Mais quelle place le chef de l'Etat va-t-il accorder à LREM, dans le dispositif de sa future campagne ? Un espace limité, selon le communicant et professeur à Sciences Po Philippe Moreau-Chevrolet.

"Emmanuel Macron mise tout sur son rapport direct avec des électeurs, et sur le fait qu'aucun concurrent sérieux ne pourra émerger avant l'élection de mai 2022. Il n'a aucun besoin de LREM, qui en réalité pourrait le ralentir, et faire écran dans son rapport au peuple."

Philippe Moreau-Chevrolet, professeur à Sciences Po

à franceinfo

Le président "avait une chance durant son quinquennat de créer une machine électorale implantée localement, avec des cadres reconnus et puissants, des 'barons' locaux", mais il a "délibérément fait le choix de ne pas développer LREM", estime Philippe Moreau-Chevrolet. "C'est le caractère le plus populiste d'Emmanuel Macron : son refus de toute organisation structurée au profit d'un rapport direct avec les électeurs"juge-t-il encore. 
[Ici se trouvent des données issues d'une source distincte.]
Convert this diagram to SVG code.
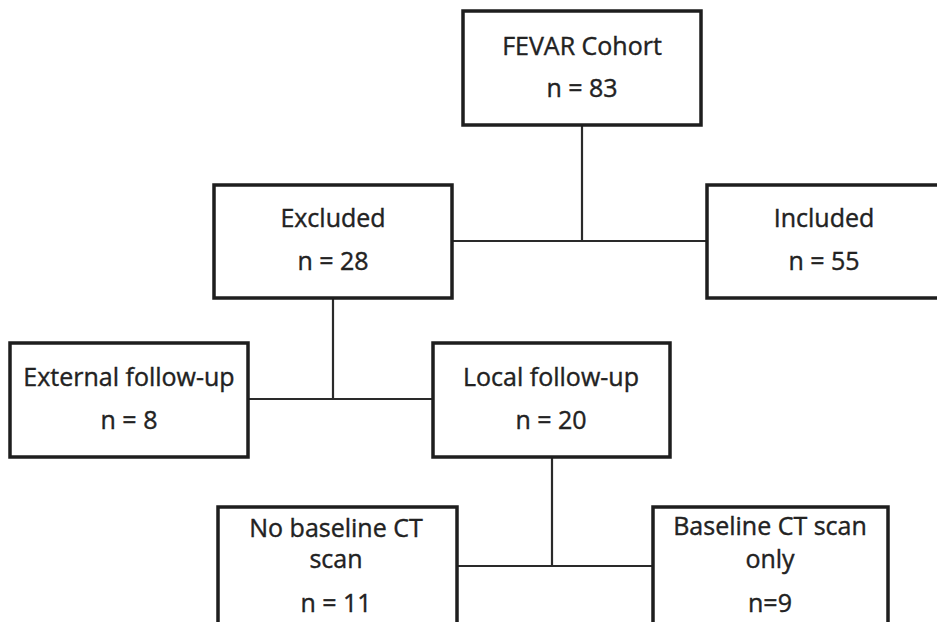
<svg xmlns="http://www.w3.org/2000/svg" width="937" height="622" viewBox="0 0 937 622">
<style>
.box{fill:#fff;stroke:#1e1e1e;stroke-width:3.5}
.con{fill:none;stroke:#2a2a2a;stroke-width:2.2}
text{font-family:"Open Sans","Liberation Sans",sans-serif;font-size:25px;fill:#222;stroke:#222;stroke-width:0.4;text-anchor:middle}
</style>
<rect width="937" height="622" fill="#fff"/>
<g id="connectors">
<path class="con" d="M582,126 V241 M452,241 H707"/>
<path class="con" d="M333,298 V399 M248,399 H433"/>
<path class="con" d="M552,457 V566 M457,566 H653"/>
</g>
<g id="fevar"><rect class="box" x="463" y="11" width="238" height="114"/><text x="582" y="55">FEVAR Cohort</text><text x="582" y="97">n = 83</text></g>
<g id="excluded"><rect class="box" x="214" y="185" width="238" height="113"/><text x="333" y="227">Excluded</text><text x="333" y="270">n = 28</text></g>
<g id="included"><rect class="box" x="707" y="185" width="240" height="113"/><text x="824" y="227">Included</text><text x="824" y="270">n = 55</text></g>
<g id="external"><rect class="box" x="10" y="343" width="238" height="114"/><text x="129" y="386">External follow-up</text><text x="129" y="429">n = 8</text></g>
<g id="local"><rect class="box" x="433" y="343" width="237" height="114"/><text x="551" y="386">Local follow-up</text><text x="551" y="429">n = 20</text></g>
<g id="nobaseline"><rect class="box" x="218" y="507" width="239" height="130"/><text x="336" y="537">No baseline CT</text><text x="336" y="568">scan</text><text x="336" y="612">n = 11</text></g>
<g id="baseline"><rect class="box" x="653" y="507" width="235" height="130"/><text x="770" y="535">Baseline CT scan</text><text x="770" y="568">only</text><text x="770" y="612">n=9</text></g>
</svg>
"Les universités d'été lancent la rentrée, mais sans enjeux très forts. Ces manifestations ont perdu de leur centralité, observe Rémi Lefebvre. Elles avaient beaucoup plus d'impact quand les deux vieux partis qu'étaient le PS et LR étaient dominants. Les partis politiques sont un peu 'has been', ils ne structurent plus."